GOAL OF THE EXERCISE: Give back exactly the lines running from the line that holds "Generate a LaTeX" through the line that holds "minimum width=750pt, minimum", ends included, and no other lines.

* Start PROVIDED RECORDS *

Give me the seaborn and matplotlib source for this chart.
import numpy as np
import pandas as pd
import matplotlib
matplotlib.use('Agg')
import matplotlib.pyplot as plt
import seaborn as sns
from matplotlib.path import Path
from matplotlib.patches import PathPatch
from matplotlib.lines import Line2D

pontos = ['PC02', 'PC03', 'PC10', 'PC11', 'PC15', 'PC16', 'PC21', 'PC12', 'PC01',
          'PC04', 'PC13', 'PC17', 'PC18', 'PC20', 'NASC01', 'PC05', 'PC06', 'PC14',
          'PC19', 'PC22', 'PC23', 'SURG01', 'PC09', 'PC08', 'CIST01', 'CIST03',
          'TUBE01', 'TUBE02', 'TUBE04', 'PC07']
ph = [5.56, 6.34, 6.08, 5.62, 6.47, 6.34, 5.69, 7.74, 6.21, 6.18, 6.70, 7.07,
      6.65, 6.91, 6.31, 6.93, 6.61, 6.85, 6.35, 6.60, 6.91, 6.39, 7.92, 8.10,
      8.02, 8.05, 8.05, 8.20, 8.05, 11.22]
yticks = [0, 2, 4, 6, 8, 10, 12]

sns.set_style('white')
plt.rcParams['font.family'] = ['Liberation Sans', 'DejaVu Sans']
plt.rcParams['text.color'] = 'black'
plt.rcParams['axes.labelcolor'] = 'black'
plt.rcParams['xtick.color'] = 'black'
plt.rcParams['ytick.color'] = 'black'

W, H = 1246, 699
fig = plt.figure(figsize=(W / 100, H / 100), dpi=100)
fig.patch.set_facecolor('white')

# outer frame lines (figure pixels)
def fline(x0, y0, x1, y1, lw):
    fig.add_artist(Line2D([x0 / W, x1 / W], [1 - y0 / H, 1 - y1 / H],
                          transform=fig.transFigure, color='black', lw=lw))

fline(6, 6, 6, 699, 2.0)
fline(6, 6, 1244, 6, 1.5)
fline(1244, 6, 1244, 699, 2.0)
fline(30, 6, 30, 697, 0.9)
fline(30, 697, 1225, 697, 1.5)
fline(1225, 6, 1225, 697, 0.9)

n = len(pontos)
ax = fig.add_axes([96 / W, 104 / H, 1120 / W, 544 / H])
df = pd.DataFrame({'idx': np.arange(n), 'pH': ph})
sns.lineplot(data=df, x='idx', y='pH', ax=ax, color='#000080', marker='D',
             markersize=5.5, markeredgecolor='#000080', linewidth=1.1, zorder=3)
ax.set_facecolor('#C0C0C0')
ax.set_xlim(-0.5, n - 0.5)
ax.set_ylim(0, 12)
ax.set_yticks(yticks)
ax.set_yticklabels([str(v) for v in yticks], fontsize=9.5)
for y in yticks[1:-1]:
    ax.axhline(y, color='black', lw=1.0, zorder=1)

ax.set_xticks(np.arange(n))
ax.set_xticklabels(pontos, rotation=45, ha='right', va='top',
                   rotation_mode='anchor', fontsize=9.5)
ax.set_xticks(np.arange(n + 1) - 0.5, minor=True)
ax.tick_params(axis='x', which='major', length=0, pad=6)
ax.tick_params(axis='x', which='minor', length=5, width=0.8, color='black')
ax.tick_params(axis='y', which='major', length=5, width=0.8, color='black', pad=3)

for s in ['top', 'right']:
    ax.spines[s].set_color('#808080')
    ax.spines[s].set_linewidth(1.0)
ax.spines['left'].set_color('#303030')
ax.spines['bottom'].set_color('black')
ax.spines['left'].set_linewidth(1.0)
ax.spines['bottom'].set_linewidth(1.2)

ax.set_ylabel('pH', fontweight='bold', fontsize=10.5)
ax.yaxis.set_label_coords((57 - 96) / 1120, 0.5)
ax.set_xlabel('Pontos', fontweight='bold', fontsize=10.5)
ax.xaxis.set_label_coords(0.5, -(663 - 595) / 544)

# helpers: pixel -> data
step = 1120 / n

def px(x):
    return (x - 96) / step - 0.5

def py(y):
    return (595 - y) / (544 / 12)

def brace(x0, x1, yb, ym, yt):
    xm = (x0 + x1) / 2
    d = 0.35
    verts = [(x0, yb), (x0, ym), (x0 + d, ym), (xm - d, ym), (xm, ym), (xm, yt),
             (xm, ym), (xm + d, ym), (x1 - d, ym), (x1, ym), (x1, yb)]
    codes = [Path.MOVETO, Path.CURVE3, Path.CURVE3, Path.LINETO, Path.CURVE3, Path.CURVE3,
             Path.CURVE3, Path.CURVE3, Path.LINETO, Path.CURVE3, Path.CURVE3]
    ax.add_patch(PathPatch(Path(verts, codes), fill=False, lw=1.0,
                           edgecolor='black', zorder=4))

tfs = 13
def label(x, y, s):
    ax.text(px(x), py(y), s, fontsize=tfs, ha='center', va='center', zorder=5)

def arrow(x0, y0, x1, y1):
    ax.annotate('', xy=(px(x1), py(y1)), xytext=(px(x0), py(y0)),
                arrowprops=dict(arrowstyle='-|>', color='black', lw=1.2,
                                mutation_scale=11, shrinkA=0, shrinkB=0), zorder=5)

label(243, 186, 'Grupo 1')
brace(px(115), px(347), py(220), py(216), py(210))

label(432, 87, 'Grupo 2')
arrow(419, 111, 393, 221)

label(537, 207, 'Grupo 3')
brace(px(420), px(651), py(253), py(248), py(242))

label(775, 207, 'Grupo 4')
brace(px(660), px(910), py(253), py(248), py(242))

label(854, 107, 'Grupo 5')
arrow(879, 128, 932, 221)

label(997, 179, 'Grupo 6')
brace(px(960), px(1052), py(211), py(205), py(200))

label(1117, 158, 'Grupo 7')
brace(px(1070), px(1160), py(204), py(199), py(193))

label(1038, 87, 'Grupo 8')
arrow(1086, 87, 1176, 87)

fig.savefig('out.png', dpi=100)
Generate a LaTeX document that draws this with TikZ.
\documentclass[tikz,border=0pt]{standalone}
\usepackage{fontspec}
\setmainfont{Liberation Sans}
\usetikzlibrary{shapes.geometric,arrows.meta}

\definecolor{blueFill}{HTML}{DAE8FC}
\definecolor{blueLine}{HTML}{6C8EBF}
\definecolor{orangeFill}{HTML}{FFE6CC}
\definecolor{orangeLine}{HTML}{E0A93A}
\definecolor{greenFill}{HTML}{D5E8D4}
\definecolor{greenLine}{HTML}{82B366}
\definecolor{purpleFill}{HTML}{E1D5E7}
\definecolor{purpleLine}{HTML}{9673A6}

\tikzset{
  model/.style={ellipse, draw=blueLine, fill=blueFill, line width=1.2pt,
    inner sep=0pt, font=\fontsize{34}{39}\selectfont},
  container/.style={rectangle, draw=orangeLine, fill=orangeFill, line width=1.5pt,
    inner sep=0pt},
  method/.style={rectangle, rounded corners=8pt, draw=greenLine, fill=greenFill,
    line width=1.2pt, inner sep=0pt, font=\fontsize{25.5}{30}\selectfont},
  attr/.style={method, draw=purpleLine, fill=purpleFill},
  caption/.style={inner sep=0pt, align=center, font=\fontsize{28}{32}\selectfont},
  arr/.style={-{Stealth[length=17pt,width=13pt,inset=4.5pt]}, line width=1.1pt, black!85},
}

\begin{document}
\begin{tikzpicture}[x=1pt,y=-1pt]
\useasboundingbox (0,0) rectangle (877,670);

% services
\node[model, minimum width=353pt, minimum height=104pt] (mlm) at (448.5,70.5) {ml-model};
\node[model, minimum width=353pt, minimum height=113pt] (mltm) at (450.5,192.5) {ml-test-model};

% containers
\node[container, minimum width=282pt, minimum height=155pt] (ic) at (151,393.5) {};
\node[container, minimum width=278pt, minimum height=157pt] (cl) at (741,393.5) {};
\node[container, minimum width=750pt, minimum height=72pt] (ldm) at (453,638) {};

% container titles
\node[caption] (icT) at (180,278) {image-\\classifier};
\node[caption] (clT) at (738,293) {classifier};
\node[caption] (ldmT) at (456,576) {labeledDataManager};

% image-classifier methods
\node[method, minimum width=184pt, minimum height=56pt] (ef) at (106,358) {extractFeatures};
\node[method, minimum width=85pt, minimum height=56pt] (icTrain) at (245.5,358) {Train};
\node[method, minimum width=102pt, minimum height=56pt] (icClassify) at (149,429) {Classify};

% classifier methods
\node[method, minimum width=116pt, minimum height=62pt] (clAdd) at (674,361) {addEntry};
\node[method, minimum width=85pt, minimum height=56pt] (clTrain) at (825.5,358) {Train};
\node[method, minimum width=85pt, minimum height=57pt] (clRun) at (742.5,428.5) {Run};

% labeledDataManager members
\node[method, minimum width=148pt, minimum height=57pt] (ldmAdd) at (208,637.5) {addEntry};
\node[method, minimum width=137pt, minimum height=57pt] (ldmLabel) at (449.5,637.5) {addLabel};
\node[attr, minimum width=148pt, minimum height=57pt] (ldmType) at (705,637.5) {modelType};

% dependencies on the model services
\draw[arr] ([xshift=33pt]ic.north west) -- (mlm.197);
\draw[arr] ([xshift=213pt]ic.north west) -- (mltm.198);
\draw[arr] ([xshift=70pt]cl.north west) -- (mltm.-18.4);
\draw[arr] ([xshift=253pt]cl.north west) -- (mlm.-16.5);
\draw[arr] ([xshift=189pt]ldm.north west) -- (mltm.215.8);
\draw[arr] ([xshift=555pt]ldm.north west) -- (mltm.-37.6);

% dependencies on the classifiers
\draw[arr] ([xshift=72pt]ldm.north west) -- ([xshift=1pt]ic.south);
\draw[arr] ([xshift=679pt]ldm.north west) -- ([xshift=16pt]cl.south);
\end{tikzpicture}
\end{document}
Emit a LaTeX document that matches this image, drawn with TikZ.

* End PROVIDED RECORDS *

WRITTEN ANSWER:
Generate a LaTeX document that draws this with TikZ.
\documentclass[tikz,border=0pt]{standalone}
\usepackage{fontspec}
\setmainfont{Liberation Sans}
\usetikzlibrary{shapes.geometric,arrows.meta}

\definecolor{blueFill}{HTML}{DAE8FC}
\definecolor{blueLine}{HTML}{6C8EBF}
\definecolor{orangeFill}{HTML}{FFE6CC}
\definecolor{orangeLine}{HTML}{E0A93A}
\definecolor{greenFill}{HTML}{D5E8D4}
\definecolor{greenLine}{HTML}{82B366}
\definecolor{purpleFill}{HTML}{E1D5E7}
\definecolor{purpleLine}{HTML}{9673A6}

\tikzset{
  model/.style={ellipse, draw=blueLine, fill=blueFill, line width=1.2pt,
    inner sep=0pt, font=\fontsize{34}{39}\selectfont},
  container/.style={rectangle, draw=orangeLine, fill=orangeFill, line width=1.5pt,
    inner sep=0pt},
  method/.style={rectangle, rounded corners=8pt, draw=greenLine, fill=greenFill,
    line width=1.2pt, inner sep=0pt, font=\fontsize{25.5}{30}\selectfont},
  attr/.style={method, draw=purpleLine, fill=purpleFill},
  caption/.style={inner sep=0pt, align=center, font=\fontsize{28}{32}\selectfont},
  arr/.style={-{Stealth[length=17pt,width=13pt,inset=4.5pt]}, line width=1.1pt, black!85},
}

\begin{document}
\begin{tikzpicture}[x=1pt,y=-1pt]
\useasboundingbox (0,0) rectangle (877,670);

% services
\node[model, minimum width=353pt, minimum height=104pt] (mlm) at (448.5,70.5) {ml-model};
\node[model, minimum width=353pt, minimum height=113pt] (mltm) at (450.5,192.5) {ml-test-model};

% containers
\node[container, minimum width=282pt, minimum height=155pt] (ic) at (151,393.5) {};
\node[container, minimum width=278pt, minimum height=157pt] (cl) at (741,393.5) {};
\node[container, minimum width=750pt, minimum height=72pt] (ldm) at (453,638) {};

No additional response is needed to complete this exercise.